What happened to Hamdan Ballal?

Ballal was being treated in an ambulance after he was attacked by settlers in Susiya, a Palestinian village in the area of Masafer Yatta, but soldiers detained him a short time later, activists said, per the Associated Press.

“We don’t know where Hamdan is because he was taken away in a blindfold,” activist Josh Kimelman told The Associated Press, per ABC News.

Sources added that Ballal, who is one of the co-directors of the recent, Oscar-winning documentary No Other Land, was attacked by about 20 masked settlers along with other Jewish activists. The attackers beat the group with stones and sticks, then broke their car windows and slashed their tires, activists said.
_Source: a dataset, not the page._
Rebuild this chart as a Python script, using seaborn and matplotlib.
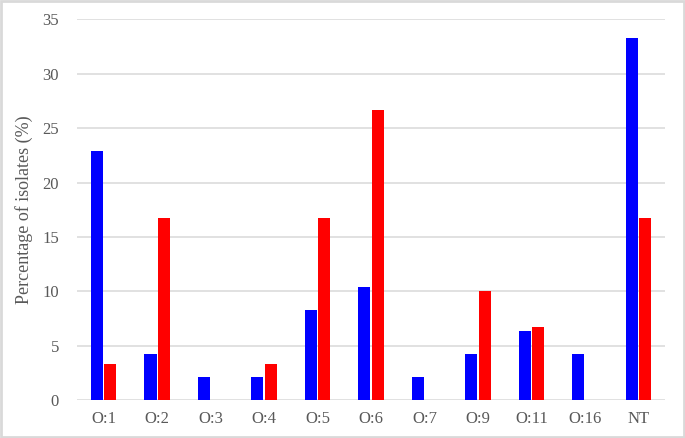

The Center for Jewish Nonviolence also showed a video of one of the settlers swinging his fists at a pair of activists as the chaos unfolded at night.

“Get in, get in!” one person is heard saying in the video as the group tries to dodge rocks.

The driver is also heard saying  “Car window was broken” while trying to drive off as quick as possible.  

What co-director Yuval Abraham says about what happened

Yuval Abraham, one of the other co-directors of No Other Land, said on X (formerly Twitter): “A group of settlers just lynched Hamdan Ballal, co-director of our film No Other Land. They beat him and he has injuries in his head and stomach, bleeding. Soldiers invaded the ambulance he called, and took him. No sign of him since.”

He later clarified his use of the term “lynched.”

Why are Israeli settlers attacking Palestinians in Masafer Yatta?

According to the AP, the Israeli military expelled residents from Masafer Yatta in the 1980s after designating the area as a training zone. While some residents remained in the area, soldiers continued to destroy their homes.

What is ‘No Other Land’ about?

No Other Land was also directed by Abraham, Basel Adra, and Rachel Szor.

Per its official description: Basel Adra, a young Palestinian activist from Masafer Yatta, has been fighting his community’s mass expulsion by the Israeli occupation since childhood. Basel documents the gradual erasure of Masafer Yatta, as soldiers destroy the homes of families – the largest single act of forced transfer ever carried out in the occupied West Bank. He crosses paths with Yuval, an Israeli journalist who joins his struggle, and for over half a decade they fight against the expulsion while growing closer. Their complex bond is haunted by the extreme inequality between them: Basel, living under a brutal military occupation, and Yuval, unrestricted and free. This film, by a Palestinian-Israeli collective of four young activists, was co-created during the darkest, most terrifying times in the region, as an act of creative resistance to Apartheid and a search for a path towards equality and justice.

In a previous directors’ statement, the four said, “We’re making this film together, a Palestinian-Israeli group of activists and filmmakers, because we want to stop the ongoing expulsion of the community of Masafer Yatta, and resist the reality of Apartheid we were born into – from opposite, unequal sides. Reality around us is becoming scarier, more violent, more oppressive, every day – and we are very weak in front of it. We can only shout out something radically different, this film – which at its core, is a proposal for an alternate way Israelis and Palestinians can live in this land – not as oppressor and oppressed, but in full equality.”